*Exercise prompt:* Exclude the pictures, then repeat the remaining data exactly.

*Data shown:*
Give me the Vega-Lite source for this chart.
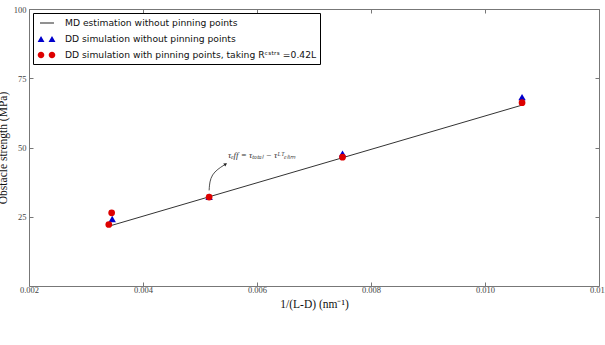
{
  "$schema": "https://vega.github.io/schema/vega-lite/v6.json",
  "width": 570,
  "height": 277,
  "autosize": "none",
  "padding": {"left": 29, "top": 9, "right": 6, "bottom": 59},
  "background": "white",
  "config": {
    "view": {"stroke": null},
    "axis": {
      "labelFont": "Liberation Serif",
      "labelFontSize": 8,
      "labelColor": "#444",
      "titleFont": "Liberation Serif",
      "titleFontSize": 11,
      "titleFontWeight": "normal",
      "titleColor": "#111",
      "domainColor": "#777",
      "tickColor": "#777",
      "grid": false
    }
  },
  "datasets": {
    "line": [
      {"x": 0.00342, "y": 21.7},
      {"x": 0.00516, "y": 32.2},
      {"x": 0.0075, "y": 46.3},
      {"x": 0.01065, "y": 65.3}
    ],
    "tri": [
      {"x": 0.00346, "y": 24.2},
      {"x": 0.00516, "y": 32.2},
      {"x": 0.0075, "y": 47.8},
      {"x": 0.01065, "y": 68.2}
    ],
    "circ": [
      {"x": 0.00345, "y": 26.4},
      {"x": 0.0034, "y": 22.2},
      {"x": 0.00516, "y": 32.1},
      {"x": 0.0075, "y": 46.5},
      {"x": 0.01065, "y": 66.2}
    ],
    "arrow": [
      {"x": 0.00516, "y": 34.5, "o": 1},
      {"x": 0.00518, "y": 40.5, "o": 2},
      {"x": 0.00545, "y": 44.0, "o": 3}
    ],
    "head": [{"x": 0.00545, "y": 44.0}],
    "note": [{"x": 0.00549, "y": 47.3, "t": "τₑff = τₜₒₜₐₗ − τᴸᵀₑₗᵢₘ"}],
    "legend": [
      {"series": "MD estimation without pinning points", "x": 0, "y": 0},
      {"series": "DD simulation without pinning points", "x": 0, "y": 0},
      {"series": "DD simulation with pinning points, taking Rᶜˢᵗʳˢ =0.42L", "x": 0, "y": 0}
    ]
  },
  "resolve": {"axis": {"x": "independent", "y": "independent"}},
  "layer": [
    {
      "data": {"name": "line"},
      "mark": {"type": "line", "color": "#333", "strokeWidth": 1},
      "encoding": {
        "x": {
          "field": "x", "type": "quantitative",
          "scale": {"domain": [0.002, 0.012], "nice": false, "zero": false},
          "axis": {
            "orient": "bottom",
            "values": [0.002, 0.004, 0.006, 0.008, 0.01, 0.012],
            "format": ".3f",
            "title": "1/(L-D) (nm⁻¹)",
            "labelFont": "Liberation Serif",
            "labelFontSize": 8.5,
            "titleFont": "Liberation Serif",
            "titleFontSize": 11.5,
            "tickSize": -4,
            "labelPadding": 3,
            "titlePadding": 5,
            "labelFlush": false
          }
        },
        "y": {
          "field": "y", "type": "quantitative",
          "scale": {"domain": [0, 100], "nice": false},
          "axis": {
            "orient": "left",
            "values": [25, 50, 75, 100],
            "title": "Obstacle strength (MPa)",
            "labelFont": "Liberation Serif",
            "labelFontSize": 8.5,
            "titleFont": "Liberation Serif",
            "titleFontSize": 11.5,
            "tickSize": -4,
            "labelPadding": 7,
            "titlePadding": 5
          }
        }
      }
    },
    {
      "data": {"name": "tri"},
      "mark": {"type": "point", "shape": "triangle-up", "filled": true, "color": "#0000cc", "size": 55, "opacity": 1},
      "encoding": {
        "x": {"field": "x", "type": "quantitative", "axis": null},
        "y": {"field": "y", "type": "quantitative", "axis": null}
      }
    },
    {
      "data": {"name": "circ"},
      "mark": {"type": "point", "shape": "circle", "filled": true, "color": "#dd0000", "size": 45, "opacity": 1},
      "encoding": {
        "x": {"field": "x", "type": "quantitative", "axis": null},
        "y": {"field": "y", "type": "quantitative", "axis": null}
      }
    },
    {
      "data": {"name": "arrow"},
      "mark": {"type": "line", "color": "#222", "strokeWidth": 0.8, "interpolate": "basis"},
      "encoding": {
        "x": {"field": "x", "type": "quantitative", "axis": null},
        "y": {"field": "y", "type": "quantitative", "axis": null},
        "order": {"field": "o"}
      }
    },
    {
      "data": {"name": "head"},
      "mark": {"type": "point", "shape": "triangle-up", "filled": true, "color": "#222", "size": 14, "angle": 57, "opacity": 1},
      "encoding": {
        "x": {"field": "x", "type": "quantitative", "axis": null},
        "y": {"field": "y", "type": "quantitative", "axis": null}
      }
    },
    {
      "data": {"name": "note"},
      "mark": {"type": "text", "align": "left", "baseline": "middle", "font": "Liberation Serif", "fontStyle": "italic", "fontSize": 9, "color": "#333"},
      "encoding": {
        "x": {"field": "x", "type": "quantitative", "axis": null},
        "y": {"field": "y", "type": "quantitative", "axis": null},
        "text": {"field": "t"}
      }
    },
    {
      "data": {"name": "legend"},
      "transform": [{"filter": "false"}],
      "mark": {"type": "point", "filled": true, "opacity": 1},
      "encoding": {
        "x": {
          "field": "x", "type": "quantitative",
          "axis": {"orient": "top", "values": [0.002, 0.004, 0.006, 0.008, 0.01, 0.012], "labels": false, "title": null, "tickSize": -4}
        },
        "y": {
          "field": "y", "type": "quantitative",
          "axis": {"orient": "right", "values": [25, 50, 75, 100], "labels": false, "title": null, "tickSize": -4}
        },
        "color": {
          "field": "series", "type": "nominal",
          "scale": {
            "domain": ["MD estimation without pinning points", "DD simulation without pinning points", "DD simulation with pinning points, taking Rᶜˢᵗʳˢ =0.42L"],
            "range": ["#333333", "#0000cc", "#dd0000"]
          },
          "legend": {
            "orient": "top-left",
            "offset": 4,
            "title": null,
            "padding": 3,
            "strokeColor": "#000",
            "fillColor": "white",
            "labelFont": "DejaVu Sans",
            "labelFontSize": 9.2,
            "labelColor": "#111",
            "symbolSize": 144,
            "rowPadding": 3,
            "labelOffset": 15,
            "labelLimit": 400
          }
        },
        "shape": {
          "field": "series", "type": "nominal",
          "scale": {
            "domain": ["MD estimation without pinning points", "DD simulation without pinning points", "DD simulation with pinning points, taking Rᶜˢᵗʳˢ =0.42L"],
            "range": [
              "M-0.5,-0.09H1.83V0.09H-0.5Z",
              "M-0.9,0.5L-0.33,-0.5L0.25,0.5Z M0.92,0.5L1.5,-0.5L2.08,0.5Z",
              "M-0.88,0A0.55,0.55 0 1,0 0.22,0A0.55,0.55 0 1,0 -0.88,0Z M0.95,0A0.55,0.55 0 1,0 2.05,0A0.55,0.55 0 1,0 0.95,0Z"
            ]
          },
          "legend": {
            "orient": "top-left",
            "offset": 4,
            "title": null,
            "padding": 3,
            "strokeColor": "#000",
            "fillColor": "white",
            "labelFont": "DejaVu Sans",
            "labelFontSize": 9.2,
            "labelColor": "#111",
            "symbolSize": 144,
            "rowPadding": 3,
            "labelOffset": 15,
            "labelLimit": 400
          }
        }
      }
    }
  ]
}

*Answer in full:*
Give me the Vega-Lite source for this chart.
{
  "$schema": "https://vega.github.io/schema/vega-lite/v6.json",
  "width": 570,
  "height": 277,
  "autosize": "none",
  "padding": {"left": 29, "top": 9, "right": 6, "bottom": 59},
  "background": "white",
  "config": {
    "view": {"stroke": null},
    "axis": {
      "labelFont": "Liberation Serif",
      "labelFontSize": 8,
      "labelColor": "#444",
      "titleFont": "Liberation Serif",
      "titleFontSize": 11,
      "titleFontWeight": "normal",
      "titleColor": "#111",
      "domainColor": "#777",
      "tickColor": "#777",
      "grid": false
    }
  },
  "datasets": {
    "line": [
      {"x": 0.00342, "y": 21.7},
      {"x": 0.00516, "y": 32.2},
      {"x": 0.0075, "y": 46.3},
      {"x": 0.01065, "y": 65.3}
    ],
    "tri": [
      {"x": 0.00346, "y": 24.2},
      {"x": 0.00516, "y": 32.2},
      {"x": 0.0075, "y": 47.8},
      {"x": 0.01065, "y": 68.2}
    ],
    "circ": [
      {"x": 0.00345, "y": 26.4},
      {"x": 0.0034, "y": 22.2},
      {"x": 0.00516, "y": 32.1},
      {"x": 0.0075, "y": 46.5},
      {"x": 0.01065, "y": 66.2}
    ],
    "arrow": [
      {"x": 0.00516, "y": 34.5, "o": 1},
      {"x": 0.00518, "y": 40.5, "o": 2},
      {"x": 0.00545, "y": 44.0, "o": 3}
    ],
    "head": [{"x": 0.00545, "y": 44.0}],
    "note": [{"x": 0.00549, "y": 47.3, "t": "τₑff = τₜₒₜₐₗ − τᴸᵀₑₗᵢₘ"}],
    "legend": [
      {"series": "MD estimation without pinning points", "x": 0, "y": 0},
      {"series": "DD simulation without pinning points", "x": 0, "y": 0},
      {"series": "DD simulation with pinning points, taking Rᶜˢᵗʳˢ =0.42L", "x": 0, "y": 0}
    ]
  },
  "resolve": {"axis": {"x": "independent", "y": "independent"}},
  "layer": [
    {
      "data": {"name": "line"},
      "mark": {"type": "line", "color": "#333", "strokeWidth": 1},
      "encoding": {
        "x": {
          "field": "x", "type": "quantitative",
          "scale": {"domain": [0.002, 0.012], "nice": false, "zero": false},
          "axis": {
            "orient": "bottom",
            "values": [0.002, 0.004, 0.006, 0.008, 0.01, 0.012],
            "format": ".3f",
            "title": "1/(L-D) (nm⁻¹)",
            "labelFont": "Liberation Serif",
            "labelFontSize": 8.5,
            "titleFont": "Liberation Serif",
            "titleFontSize": 11.5,
            "tickSize": -4,
            "labelPadding": 3,
            "titlePadding": 5,
            "labelFlush": false
          }
        },
        "y": {
          "field": "y", "type": "quantitative",
          "scale": {"domain": [0, 100], "nice": false},
          "axis": {
            "orient": "left",
            "values": [25, 50, 75, 100],
            "title": "Obstacle strength (MPa)",
            "labelFont": "Liberation Serif",
            "labelFontSize": 8.5,
            "titleFont": "Liberation Serif",
            "titleFontSize": 11.5,
            "tickSize": -4,
            "labelPadding": 7,
            "titlePadding": 5
          }
        }
      }
    },
    {
      "data": {"name": "tri"},
      "mark": {"type": "point", "shape": "triangle-up", "filled": true, "color": "#0000cc", "size": 55, "opacity": 1},
      "encoding": {
        "x": {"field": "x", "type": "quantitative", "axis": null},
        "y": {"field": "y", "type": "quantitative", "axis": null}
      }
    },
    {
      "data": {"name": "circ"},
      "mark": {"type": "point", "shape": "circle", "filled": true, "color": "#dd0000", "size": 45, "opacity": 1},
      "encoding": {
        "x": {"field": "x", "type": "quantitative", "axis": null},
        "y": {"field": "y", "type": "quantitative", "axis": null}
      }
    },
    {
      "data": {"name": "arrow"},
      "mark": {"type": "line", "color": "#222", "strokeWidth": 0.8, "interpolate": "basis"},
      "encoding": {
        "x": {"field": "x", "type": "quantitative", "axis": null},
        "y": {"field": "y", "type": "quantitative", "axis": null},
        "order": {"field": "o"}
      }
    },
    {
      "data": {"name": "head"},
      "mark": {"type": "point", "shape": "triangle-up", "filled": true, "color": "#222", "size": 14, "angle": 57, "opacity": 1},
      "encoding": {
        "x": {"field": "x", "type": "quantitative", "axis": null},
        "y": {"field": "y", "type": "quantitative", "axis": null}
      }
    },
    {
      "data": {"name": "note"},
      "mark": {"type": "text", "align": "left", "baseline": "middle", "font": "Liberation Serif", "fontStyle": "italic", "fontSize": 9, "color": "#333"},
      "encoding": {
        "x": {"field": "x", "type": "quantitative", "axis": null},
        "y": {"field": "y", "type": "quantitative", "axis": null},
        "text": {"field": "t"}
      }
    },
    {
      "data": {"name": "legend"},
      "transform": [{"filter": "false"}],
      "mark": {"type": "point", "filled": true, "opacity": 1},
      "encoding": {
        "x": {
          "field": "x", "type": "quantitative",
          "axis": {"orient": "top", "values": [0.002, 0.004, 0.006, 0.008, 0.01, 0.012], "labels": false, "title": null, "tickSize": -4}
        },
        "y": {
          "field": "y", "type": "quantitative",
          "axis": {"orient": "right", "values": [25, 50, 75, 100], "labels": false, "title": null, "tickSize": -4}
        },
        "color": {
          "field": "series", "type": "nominal",
          "scale": {
            "domain": ["MD estimation without pinning points", "DD simulation without pinning points", "DD simulation with pinning points, taking Rᶜˢᵗʳˢ =0.42L"],
            "range": ["#333333", "#0000cc", "#dd0000"]
          },
          "legend": {
            "orient": "top-left",
            "offset": 4,
            "title": null,
            "padding": 3,
            "strokeColor": "#000",
            "fillColor": "white",
            "labelFont": "DejaVu Sans",
            "labelFontSize": 9.2,
            "labelColor": "#111",
            "symbolSize": 144,
            "rowPadding": 3,
            "labelOffset": 15,
            "labelLimit": 400
          }
        },
        "shape": {
          "field": "series", "type": "nominal",
          "scale": {
            "domain": ["MD estimation without pinning points", "DD simulation without pinning points", "DD simulation with pinning points, taking Rᶜˢᵗʳˢ =0.42L"],
            "range": [
              "M-0.5,-0.09H1.83V0.09H-0.5Z",
              "M-0.9,0.5L-0.33,-0.5L0.25,0.5Z M0.92,0.5L1.5,-0.5L2.08,0.5Z",
              "M-0.88,0A0.55,0.55 0 1,0 0.22,0A0.55,0.55 0 1,0 -0.88,0Z M0.95,0A0.55,0.55 0 1,0 2.05,0A0.55,0.55 0 1,0 0.95,0Z"
            ]
          },
          "legend": {
            "orient": "top-left",
            "offset": 4,
            "title": null,
            "padding": 3,
            "strokeColor": "#000",
            "fillColor": "white",
            "labelFont": "DejaVu Sans",
            "labelFontSize": 9.2,
            "labelColor": "#111",
            "symbolSize": 144,
            "rowPadding": 3,
            "labelOffset": 15,
            "labelLimit": 400
          }
        }
      }
    }
  ]
}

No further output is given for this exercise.